Records from a dataset:
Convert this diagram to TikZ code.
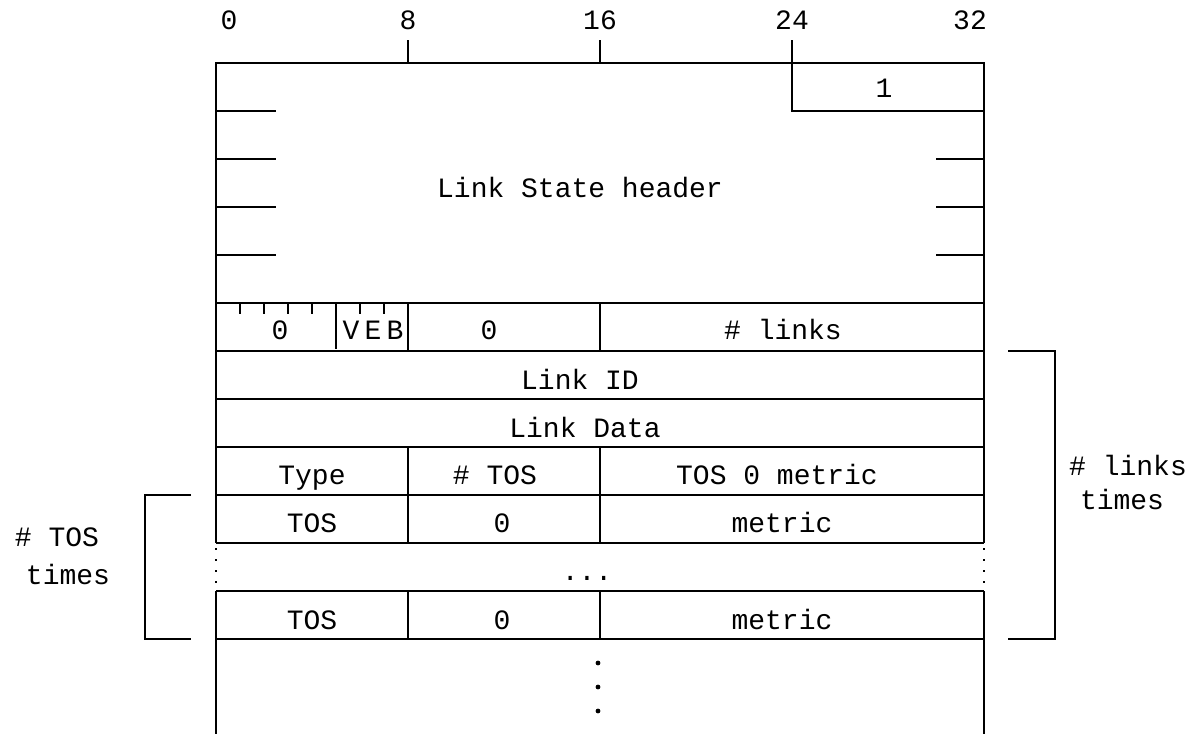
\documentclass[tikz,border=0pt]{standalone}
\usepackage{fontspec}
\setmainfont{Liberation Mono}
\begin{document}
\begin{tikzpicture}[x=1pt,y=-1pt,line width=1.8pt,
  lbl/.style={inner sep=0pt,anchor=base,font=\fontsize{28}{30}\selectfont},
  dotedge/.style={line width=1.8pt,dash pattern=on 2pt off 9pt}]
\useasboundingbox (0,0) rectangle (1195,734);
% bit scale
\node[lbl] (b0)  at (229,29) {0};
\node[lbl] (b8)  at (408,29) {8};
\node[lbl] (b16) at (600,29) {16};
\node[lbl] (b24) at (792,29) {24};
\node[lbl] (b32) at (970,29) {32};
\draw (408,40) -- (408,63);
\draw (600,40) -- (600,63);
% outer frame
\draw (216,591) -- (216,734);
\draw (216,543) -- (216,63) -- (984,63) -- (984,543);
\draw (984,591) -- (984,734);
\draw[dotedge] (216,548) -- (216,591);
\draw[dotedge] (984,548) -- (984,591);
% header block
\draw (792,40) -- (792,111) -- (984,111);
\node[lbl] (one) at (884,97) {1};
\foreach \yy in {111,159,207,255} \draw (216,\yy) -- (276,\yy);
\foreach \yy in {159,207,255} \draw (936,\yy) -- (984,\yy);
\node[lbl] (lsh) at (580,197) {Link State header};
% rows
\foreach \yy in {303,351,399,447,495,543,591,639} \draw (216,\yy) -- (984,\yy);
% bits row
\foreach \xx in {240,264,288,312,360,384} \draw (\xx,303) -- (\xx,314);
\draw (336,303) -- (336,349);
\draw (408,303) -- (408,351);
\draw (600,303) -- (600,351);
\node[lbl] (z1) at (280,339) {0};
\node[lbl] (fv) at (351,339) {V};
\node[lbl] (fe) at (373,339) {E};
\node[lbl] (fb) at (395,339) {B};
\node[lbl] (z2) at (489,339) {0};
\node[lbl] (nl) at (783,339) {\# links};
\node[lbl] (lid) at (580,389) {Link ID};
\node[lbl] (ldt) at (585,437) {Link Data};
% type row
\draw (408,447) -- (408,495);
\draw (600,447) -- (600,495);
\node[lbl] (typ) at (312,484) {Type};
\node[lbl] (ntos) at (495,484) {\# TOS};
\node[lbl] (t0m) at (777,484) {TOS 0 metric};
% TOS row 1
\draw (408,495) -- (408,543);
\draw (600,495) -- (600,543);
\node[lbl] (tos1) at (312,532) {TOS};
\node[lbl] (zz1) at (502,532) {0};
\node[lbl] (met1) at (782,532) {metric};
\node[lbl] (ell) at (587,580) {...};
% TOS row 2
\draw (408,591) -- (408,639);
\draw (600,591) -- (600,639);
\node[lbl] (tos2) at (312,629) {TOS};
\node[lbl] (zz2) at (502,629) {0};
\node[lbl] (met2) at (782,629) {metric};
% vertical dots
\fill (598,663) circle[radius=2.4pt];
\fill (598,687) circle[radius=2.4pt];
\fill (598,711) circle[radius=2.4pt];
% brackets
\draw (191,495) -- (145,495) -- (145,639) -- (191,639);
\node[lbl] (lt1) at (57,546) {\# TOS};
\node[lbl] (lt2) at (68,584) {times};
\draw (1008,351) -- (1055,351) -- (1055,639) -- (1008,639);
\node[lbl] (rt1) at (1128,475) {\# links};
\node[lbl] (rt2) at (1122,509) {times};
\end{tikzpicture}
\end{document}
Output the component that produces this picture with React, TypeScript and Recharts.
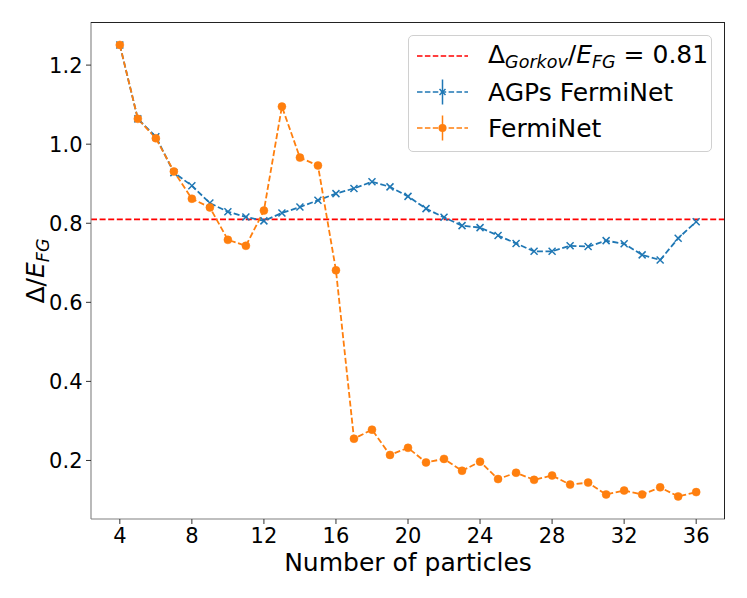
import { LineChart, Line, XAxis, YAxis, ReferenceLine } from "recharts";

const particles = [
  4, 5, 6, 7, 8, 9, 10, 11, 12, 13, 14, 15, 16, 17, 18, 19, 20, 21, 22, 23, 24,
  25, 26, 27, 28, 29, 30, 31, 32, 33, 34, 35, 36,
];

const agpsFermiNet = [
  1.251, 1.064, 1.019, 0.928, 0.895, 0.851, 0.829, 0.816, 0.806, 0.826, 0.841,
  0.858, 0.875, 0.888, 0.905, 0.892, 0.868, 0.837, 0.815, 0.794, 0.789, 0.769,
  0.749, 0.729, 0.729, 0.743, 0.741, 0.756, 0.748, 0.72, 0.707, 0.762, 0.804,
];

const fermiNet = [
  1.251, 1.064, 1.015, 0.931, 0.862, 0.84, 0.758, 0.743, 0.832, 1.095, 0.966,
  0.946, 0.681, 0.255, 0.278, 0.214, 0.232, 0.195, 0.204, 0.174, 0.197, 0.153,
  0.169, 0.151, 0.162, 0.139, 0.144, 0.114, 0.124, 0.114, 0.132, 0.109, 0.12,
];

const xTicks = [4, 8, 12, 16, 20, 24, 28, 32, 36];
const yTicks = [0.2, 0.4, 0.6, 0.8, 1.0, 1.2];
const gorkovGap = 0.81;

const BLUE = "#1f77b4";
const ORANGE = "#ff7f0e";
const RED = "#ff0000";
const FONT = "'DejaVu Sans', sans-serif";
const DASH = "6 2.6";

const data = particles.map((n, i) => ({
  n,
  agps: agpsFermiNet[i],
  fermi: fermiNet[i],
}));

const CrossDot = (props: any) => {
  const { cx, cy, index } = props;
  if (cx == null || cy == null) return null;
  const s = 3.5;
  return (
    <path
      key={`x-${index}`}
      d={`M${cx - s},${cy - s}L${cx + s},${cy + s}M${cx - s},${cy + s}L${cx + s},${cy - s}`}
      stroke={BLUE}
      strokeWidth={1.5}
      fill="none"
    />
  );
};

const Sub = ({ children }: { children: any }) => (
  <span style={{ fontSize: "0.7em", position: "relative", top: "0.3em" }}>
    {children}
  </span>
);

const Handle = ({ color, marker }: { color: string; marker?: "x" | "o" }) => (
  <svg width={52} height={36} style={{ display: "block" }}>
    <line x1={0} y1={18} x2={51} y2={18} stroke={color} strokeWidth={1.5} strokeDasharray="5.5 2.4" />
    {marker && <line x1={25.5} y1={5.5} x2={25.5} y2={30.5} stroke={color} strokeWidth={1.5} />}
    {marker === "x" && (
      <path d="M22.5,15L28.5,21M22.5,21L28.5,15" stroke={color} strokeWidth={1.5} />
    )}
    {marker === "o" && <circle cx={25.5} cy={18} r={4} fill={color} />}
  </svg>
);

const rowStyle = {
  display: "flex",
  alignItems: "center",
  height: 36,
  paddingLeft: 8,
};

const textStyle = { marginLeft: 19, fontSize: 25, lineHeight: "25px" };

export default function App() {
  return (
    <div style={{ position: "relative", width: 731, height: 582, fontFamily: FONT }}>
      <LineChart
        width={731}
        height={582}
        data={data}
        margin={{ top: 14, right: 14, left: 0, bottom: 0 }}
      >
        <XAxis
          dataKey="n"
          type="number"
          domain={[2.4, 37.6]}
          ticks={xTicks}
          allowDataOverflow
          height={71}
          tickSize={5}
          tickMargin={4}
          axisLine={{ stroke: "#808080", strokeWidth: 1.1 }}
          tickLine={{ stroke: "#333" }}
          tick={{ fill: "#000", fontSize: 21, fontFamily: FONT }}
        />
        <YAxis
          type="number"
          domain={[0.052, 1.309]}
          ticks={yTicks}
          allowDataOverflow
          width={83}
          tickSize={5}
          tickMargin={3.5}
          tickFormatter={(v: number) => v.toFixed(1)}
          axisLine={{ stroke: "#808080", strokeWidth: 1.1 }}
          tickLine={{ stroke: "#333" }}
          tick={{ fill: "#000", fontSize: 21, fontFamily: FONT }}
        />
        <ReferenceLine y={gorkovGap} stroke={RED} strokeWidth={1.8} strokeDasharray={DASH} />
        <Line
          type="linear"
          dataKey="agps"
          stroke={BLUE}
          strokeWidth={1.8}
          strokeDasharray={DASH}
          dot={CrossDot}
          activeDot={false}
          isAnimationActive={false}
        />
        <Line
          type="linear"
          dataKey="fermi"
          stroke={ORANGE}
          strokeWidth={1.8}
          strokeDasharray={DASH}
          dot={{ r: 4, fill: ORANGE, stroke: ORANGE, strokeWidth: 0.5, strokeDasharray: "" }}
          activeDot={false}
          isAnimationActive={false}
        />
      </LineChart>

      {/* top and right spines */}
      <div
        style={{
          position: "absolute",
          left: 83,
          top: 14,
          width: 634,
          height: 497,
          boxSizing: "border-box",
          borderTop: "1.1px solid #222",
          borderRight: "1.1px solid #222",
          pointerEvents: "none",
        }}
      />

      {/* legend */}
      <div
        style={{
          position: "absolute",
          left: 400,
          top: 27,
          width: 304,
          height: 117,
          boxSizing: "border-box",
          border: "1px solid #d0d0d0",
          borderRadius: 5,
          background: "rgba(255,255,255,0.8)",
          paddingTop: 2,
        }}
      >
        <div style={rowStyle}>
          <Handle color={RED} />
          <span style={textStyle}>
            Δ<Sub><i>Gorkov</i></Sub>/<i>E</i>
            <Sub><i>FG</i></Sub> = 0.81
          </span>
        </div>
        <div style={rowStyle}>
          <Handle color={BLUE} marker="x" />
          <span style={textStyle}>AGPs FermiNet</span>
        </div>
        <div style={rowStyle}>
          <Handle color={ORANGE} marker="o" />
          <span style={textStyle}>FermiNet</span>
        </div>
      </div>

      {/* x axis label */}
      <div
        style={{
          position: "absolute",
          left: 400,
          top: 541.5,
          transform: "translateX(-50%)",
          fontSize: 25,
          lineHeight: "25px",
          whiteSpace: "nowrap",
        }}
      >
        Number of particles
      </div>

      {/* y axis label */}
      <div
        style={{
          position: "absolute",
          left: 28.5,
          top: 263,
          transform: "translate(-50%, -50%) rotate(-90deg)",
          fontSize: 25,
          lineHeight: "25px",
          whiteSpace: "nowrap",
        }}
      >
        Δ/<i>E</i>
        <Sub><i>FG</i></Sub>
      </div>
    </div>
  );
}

**DIRECTIONS FOR THIS TASK**
Restate word for word the lines that begin at the one with "Output the component" and end at the one with "XAxis, YAxis, ReferenceLine", including both, and leave every picture aside.

**SOLUTION FOR THIS EXERCISE**
Output the component that produces this picture with React, TypeScript and Recharts.
import { LineChart, Line, XAxis, YAxis, ReferenceLine } from "recharts";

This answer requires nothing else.